_REQUEST_
Take each line containing the word "with" and copy it.

_TASK MATERIAL_
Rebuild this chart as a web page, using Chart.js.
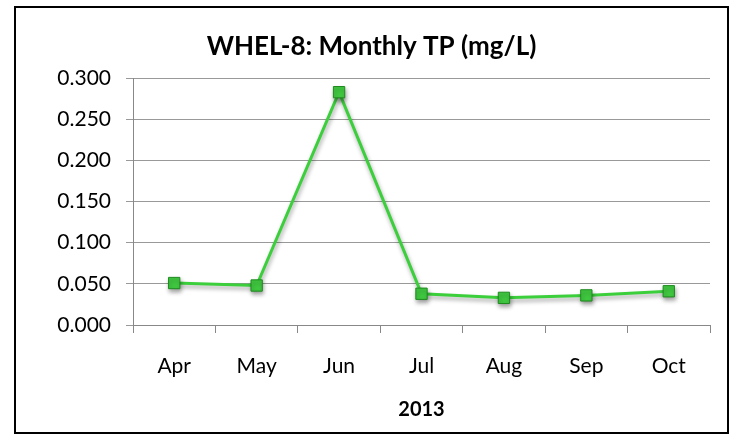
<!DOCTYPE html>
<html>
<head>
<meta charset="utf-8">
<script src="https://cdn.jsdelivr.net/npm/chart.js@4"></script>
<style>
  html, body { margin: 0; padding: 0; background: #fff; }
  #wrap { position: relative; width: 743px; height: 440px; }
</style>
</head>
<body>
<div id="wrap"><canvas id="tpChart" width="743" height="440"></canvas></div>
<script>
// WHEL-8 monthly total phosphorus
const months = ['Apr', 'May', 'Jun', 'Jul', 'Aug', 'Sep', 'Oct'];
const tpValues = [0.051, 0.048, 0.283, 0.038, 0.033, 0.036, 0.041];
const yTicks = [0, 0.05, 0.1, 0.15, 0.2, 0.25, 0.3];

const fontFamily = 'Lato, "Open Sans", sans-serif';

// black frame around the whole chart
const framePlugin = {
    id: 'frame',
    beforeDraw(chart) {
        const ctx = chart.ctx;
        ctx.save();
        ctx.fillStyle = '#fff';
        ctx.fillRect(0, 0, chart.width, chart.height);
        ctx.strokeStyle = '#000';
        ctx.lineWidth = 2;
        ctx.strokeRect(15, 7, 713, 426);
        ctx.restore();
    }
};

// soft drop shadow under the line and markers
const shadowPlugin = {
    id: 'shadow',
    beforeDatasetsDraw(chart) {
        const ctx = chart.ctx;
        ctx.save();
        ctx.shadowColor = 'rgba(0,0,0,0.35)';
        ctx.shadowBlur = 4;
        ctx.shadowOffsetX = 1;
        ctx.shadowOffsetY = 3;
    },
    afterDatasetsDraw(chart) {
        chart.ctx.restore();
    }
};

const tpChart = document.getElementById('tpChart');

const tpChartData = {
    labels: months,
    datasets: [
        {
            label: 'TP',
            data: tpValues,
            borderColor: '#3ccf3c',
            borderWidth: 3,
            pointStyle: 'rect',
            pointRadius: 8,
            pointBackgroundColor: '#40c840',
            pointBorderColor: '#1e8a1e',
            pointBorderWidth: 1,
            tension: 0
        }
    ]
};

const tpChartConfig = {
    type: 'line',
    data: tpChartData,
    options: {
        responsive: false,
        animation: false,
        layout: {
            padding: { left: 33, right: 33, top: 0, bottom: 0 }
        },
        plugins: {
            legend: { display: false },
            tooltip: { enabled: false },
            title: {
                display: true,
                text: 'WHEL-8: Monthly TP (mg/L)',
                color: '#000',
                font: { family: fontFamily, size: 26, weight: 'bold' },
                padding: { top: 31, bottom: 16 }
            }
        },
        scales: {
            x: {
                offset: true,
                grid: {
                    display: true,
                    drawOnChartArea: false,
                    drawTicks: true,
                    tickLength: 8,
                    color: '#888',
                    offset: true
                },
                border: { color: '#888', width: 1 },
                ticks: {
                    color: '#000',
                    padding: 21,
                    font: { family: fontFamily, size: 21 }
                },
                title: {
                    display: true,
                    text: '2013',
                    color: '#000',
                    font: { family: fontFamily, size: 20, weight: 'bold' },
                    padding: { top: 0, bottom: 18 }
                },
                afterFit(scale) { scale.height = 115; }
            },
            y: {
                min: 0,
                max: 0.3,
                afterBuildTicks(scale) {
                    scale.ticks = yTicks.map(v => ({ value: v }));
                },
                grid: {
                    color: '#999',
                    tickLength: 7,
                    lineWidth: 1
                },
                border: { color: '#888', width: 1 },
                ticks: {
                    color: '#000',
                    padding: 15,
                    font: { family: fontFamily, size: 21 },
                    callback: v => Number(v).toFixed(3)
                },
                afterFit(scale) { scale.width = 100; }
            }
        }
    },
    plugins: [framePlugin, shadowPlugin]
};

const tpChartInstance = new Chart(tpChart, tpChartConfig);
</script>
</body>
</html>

--

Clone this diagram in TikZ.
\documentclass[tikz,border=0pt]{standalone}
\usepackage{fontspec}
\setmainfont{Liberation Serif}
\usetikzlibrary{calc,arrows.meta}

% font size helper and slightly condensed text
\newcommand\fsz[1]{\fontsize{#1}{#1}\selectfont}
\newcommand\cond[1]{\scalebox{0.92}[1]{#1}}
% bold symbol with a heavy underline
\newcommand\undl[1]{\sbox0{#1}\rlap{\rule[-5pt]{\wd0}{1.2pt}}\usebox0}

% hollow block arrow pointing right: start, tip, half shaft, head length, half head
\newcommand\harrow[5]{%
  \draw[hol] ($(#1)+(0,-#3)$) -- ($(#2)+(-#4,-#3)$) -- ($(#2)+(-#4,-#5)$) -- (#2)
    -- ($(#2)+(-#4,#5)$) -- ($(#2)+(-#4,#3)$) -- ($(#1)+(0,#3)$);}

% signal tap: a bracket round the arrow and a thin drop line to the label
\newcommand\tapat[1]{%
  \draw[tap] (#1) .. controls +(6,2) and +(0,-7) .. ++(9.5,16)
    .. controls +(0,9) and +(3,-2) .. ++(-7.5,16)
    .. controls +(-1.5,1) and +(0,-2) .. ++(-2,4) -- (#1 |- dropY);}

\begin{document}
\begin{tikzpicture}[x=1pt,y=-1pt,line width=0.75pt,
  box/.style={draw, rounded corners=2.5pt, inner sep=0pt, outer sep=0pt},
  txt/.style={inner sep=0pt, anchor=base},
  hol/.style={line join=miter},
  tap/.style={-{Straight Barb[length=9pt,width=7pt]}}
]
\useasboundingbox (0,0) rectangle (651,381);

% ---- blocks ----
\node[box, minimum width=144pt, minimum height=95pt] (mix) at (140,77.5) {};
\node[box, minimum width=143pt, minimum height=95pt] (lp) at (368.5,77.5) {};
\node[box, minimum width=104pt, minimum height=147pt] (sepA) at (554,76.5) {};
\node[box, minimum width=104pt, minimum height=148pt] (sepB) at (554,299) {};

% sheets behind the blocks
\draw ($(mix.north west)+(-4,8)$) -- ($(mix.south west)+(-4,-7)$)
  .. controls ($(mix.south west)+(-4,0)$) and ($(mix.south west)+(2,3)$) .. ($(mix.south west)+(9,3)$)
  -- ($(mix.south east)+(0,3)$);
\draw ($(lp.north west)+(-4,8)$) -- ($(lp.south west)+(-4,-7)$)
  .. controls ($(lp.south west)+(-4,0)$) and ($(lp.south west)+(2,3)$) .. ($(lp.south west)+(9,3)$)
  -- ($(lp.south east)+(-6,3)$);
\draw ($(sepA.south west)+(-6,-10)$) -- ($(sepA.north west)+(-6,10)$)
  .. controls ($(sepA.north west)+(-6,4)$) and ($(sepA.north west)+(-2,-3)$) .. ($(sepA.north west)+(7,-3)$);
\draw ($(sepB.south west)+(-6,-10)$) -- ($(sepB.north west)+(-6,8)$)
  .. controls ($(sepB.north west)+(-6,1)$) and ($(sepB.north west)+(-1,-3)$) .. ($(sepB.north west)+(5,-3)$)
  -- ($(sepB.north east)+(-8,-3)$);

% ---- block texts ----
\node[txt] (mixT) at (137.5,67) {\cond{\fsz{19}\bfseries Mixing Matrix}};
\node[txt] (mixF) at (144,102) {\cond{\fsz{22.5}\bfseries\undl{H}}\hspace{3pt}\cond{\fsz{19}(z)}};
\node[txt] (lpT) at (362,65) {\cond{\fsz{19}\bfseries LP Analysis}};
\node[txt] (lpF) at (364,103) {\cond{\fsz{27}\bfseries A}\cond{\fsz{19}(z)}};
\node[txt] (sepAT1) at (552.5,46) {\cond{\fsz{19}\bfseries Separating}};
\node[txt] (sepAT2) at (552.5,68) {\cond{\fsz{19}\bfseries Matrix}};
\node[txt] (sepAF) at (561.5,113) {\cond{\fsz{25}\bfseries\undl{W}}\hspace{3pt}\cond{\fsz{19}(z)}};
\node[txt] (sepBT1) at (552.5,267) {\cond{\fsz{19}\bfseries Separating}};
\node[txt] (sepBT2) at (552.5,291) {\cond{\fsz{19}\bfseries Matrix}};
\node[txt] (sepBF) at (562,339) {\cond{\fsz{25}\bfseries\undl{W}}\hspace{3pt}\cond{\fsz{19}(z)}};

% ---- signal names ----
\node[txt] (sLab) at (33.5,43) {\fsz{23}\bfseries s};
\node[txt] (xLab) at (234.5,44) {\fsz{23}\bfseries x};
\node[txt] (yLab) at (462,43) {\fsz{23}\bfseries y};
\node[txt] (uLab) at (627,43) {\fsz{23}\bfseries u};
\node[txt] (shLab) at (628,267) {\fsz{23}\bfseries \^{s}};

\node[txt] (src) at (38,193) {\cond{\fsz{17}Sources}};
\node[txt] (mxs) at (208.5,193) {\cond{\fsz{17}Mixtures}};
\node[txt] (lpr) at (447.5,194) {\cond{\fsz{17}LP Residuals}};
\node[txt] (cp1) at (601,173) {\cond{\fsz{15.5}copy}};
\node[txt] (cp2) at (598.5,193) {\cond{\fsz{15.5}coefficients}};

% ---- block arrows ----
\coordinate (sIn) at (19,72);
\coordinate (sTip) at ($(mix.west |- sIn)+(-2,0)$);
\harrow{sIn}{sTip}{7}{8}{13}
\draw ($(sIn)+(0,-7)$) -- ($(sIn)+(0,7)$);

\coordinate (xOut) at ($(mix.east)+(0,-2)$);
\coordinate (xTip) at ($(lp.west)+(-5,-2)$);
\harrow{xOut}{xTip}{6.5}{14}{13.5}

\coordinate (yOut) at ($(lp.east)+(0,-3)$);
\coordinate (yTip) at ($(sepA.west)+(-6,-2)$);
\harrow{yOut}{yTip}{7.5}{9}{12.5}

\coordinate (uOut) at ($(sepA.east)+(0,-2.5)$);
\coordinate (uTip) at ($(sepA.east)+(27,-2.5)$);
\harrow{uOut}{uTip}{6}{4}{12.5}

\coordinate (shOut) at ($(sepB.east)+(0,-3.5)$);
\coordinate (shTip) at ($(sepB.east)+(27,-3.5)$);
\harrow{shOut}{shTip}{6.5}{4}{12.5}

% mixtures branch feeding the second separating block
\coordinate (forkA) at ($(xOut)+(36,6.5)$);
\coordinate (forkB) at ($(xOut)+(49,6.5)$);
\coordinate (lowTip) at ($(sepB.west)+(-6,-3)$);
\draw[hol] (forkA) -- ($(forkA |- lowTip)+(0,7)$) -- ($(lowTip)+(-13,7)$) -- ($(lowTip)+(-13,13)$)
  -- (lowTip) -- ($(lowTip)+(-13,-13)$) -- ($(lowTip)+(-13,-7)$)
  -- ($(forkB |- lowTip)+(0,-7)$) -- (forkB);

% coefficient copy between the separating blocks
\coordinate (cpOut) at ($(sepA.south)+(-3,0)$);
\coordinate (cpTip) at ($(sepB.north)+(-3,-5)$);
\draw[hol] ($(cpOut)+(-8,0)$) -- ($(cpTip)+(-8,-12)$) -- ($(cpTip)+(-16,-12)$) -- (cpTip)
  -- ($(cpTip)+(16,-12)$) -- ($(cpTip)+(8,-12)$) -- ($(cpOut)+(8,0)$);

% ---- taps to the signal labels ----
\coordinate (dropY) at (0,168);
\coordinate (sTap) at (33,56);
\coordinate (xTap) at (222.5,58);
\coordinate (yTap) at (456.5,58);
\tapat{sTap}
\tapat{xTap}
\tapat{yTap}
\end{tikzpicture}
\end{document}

--

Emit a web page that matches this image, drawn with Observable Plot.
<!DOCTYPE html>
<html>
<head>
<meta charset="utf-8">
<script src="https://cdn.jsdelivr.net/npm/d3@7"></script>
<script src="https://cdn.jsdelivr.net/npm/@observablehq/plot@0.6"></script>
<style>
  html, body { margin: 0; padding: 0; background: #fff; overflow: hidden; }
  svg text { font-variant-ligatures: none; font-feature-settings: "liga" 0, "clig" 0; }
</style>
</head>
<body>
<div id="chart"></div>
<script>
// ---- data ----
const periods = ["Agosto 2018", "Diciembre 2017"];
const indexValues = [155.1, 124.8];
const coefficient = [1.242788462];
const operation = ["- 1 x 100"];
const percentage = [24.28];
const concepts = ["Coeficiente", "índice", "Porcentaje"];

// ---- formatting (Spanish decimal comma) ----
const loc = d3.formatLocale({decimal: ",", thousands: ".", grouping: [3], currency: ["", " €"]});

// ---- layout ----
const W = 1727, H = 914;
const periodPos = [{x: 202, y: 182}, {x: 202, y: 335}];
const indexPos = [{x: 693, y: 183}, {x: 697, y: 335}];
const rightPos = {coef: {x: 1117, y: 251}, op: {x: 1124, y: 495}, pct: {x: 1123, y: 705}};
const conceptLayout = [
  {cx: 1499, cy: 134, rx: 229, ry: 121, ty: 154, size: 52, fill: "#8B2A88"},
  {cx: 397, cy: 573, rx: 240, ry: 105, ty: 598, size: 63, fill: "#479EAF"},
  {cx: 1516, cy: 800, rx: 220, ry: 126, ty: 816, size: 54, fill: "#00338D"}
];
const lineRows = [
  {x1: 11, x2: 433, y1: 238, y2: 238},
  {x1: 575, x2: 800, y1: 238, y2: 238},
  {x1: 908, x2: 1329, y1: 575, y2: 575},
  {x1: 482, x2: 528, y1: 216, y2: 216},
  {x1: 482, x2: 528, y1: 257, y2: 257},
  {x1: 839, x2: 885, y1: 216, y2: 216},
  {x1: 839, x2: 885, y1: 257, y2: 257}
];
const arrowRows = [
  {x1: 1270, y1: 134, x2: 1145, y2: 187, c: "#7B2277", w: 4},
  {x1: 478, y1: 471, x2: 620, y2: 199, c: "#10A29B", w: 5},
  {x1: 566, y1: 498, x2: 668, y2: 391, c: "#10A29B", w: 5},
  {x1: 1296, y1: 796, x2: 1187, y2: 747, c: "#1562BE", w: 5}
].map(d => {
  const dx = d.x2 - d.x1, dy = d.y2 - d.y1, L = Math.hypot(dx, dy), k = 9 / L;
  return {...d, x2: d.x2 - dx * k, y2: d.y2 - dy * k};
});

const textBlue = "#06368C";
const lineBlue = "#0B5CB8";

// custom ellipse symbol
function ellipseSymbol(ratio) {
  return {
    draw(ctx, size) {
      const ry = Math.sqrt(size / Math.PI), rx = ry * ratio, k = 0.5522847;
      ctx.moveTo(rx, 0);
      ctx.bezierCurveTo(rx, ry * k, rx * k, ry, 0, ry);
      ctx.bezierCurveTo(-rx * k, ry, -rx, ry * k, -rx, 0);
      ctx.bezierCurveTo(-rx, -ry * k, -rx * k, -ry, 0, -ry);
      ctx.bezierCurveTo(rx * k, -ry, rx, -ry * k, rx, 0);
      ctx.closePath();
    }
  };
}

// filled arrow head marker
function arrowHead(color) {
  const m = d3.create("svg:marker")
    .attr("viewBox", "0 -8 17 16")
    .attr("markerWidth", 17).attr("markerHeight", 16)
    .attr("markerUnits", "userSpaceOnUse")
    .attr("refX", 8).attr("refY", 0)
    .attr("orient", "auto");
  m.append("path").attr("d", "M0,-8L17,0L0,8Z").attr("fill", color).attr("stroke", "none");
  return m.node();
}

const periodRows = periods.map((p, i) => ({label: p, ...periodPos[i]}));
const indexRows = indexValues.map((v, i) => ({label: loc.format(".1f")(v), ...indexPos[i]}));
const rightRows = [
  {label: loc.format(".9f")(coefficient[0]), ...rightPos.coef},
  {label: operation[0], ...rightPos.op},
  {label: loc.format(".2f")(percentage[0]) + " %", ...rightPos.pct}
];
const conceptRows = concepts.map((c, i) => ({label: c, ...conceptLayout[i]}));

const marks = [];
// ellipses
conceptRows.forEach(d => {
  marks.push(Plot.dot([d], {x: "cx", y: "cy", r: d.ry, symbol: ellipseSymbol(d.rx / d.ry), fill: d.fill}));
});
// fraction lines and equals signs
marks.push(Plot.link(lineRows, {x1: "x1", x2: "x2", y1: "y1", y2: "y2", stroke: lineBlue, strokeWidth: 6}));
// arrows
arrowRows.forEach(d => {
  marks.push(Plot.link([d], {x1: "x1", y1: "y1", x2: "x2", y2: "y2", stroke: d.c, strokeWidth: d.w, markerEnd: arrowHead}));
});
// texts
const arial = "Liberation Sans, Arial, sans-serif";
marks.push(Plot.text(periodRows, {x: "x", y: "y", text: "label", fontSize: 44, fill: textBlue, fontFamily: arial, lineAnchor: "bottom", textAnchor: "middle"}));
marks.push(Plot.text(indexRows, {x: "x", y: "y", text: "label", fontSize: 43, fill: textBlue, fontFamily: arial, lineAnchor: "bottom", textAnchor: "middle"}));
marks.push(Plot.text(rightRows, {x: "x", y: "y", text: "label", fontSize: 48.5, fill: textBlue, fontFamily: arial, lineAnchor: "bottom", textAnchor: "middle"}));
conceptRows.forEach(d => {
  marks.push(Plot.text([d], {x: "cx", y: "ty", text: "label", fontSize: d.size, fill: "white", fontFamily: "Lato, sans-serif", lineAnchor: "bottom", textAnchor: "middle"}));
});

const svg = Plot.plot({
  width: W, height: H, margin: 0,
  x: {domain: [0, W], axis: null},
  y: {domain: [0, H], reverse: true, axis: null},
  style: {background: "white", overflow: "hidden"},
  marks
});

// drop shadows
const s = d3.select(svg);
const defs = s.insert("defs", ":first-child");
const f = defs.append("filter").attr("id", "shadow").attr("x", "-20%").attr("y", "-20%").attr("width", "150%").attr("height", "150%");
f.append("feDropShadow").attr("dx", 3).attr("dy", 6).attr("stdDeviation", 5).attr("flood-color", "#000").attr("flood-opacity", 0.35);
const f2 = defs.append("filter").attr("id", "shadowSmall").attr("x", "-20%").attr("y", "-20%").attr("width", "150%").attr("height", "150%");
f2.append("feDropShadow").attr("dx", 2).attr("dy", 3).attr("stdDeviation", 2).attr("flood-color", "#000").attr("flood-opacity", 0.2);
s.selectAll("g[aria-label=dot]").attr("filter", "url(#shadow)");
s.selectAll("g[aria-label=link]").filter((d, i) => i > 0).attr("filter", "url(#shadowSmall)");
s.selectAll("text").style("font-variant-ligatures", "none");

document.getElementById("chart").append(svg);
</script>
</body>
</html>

_TASK ANSWER_
% bold symbol with a heavy underline
Emit a web page that matches this image, drawn with Observable Plot.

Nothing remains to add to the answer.